- **To be done**
Skip the pictures. Transcribe the rest of the data below without changing a word.
— Begin Given material —
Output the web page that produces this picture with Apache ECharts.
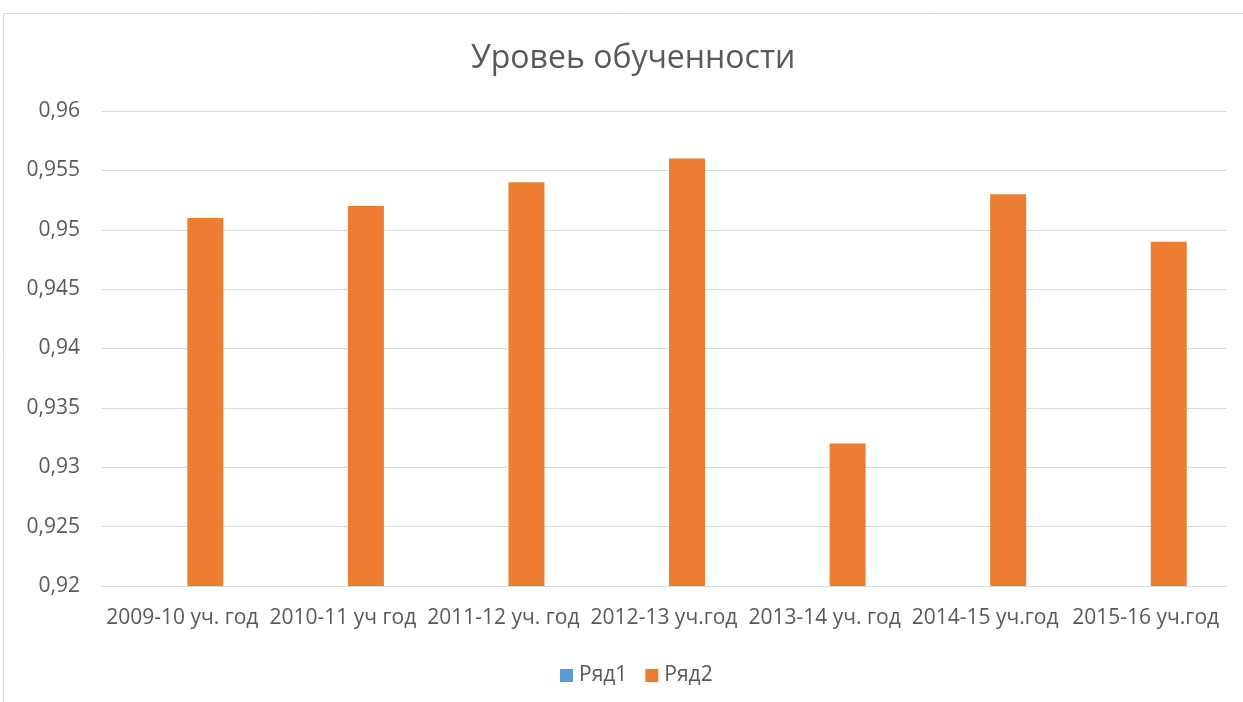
<!DOCTYPE html>
<html><head><meta charset="utf-8">
<script src="https://cdn.jsdelivr.net/npm/echarts@6/dist/echarts.min.js"></script>
<style>html,body{margin:0;padding:0;background:#fff}#c{width:1243px;height:702px}</style>
</head><body><div id="c"></div>
<script>
const categories = ['2009-10 уч. год','2010-11 уч год','2011-12 уч. год','2012-13 уч.год','2013-14 уч. год','2014-15 уч.год','2015-16 уч.год'];
const series1 = [null,null,null,null,null,null,null];
const series2 = [0.951,0.952,0.954,0.956,0.932,0.953,0.949];
const seriesNames = ['Ряд1','Ряд2'];
const font = '"Open Sans", "Noto Sans", sans-serif';
const chart = echarts.init(document.getElementById('c'));
chart.setOption({
  backgroundColor:'#fff',
  animation:false,
  graphic:[{type:'rect',shape:{x:3.5,y:13.5,width:1260,height:700},style:{fill:null,stroke:'#d9d9d9',lineWidth:1}}],
  title:{text:'Уровеь обученности',left:466,top:38,textStyle:{fontFamily:font,fontSize:32,fontWeight:'normal',color:'#595959'}},
  legend:{top:660,left:555,itemWidth:13,itemHeight:13,itemGap:18,icon:'rect',textStyle:{fontFamily:font,fontSize:21,color:'#595959',padding:[0,0,0,1]},data:seriesNames},
  grid:{left:102,right:17,top:111,bottom:116,containLabel:false},
  xAxis:{type:'category',data:categories,axisLine:{lineStyle:{color:'#d9d9d9',width:1}},axisTick:{show:false},
    axisLabel:{interval:0,fontFamily:font,fontSize:21,color:'#595959',margin:22}},
  yAxis:{type:'value',min:0.92,max:0.96,interval:0.005,
    axisLine:{show:false},axisTick:{show:false},
    splitLine:{lineStyle:{color:'#d9d9d9',width:1}},
    axisLabel:{fontFamily:font,fontSize:21,color:'#595959',margin:22,formatter:v=>String(+v.toFixed(3)).replace('.',',')}},
  series:[
    {name:seriesNames[0],type:'bar',data:series1,barWidth:36,barGap:'28%',itemStyle:{color:'#5b9bd5'}},
    {name:seriesNames[1],type:'bar',data:series2,barWidth:36,barGap:'28%',itemStyle:{color:'#ed7d31'}}
  ]
});
</script></body></html>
— End Given material —
- **Exercise result**
Output the web page that produces this picture with Apache ECharts.
<!DOCTYPE html>
<html><head><meta charset="utf-8">
<script src="https://cdn.jsdelivr.net/npm/echarts@6/dist/echarts.min.js"></script>
<style>html,body{margin:0;padding:0;background:#fff}#c{width:1243px;height:702px}</style>
</head><body><div id="c"></div>
<script>
const categories = ['2009-10 уч. год','2010-11 уч год','2011-12 уч. год','2012-13 уч.год','2013-14 уч. год','2014-15 уч.год','2015-16 уч.год'];
const series1 = [null,null,null,null,null,null,null];
const series2 = [0.951,0.952,0.954,0.956,0.932,0.953,0.949];
const seriesNames = ['Ряд1','Ряд2'];
const font = '"Open Sans", "Noto Sans", sans-serif';
const chart = echarts.init(document.getElementById('c'));
chart.setOption({
  backgroundColor:'#fff',
  animation:false,
  graphic:[{type:'rect',shape:{x:3.5,y:13.5,width:1260,height:700},style:{fill:null,stroke:'#d9d9d9',lineWidth:1}}],
  title:{text:'Уровеь обученности',left:466,top:38,textStyle:{fontFamily:font,fontSize:32,fontWeight:'normal',color:'#595959'}},
  legend:{top:660,left:555,itemWidth:13,itemHeight:13,itemGap:18,icon:'rect',textStyle:{fontFamily:font,fontSize:21,color:'#595959',padding:[0,0,0,1]},data:seriesNames},
  grid:{left:102,right:17,top:111,bottom:116,containLabel:false},
  xAxis:{type:'category',data:categories,axisLine:{lineStyle:{color:'#d9d9d9',width:1}},axisTick:{show:false},
    axisLabel:{interval:0,fontFamily:font,fontSize:21,color:'#595959',margin:22}},
  yAxis:{type:'value',min:0.92,max:0.96,interval:0.005,
    axisLine:{show:false},axisTick:{show:false},
    splitLine:{lineStyle:{color:'#d9d9d9',width:1}},
    axisLabel:{fontFamily:font,fontSize:21,color:'#595959',margin:22,formatter:v=>String(+v.toFixed(3)).replace('.',',')}},
  series:[
    {name:seriesNames[0],type:'bar',data:series1,barWidth:36,barGap:'28%',itemStyle:{color:'#5b9bd5'}},
    {name:seriesNames[1],type:'bar',data:series2,barWidth:36,barGap:'28%',itemStyle:{color:'#ed7d31'}}
  ]
});
</script></body></html>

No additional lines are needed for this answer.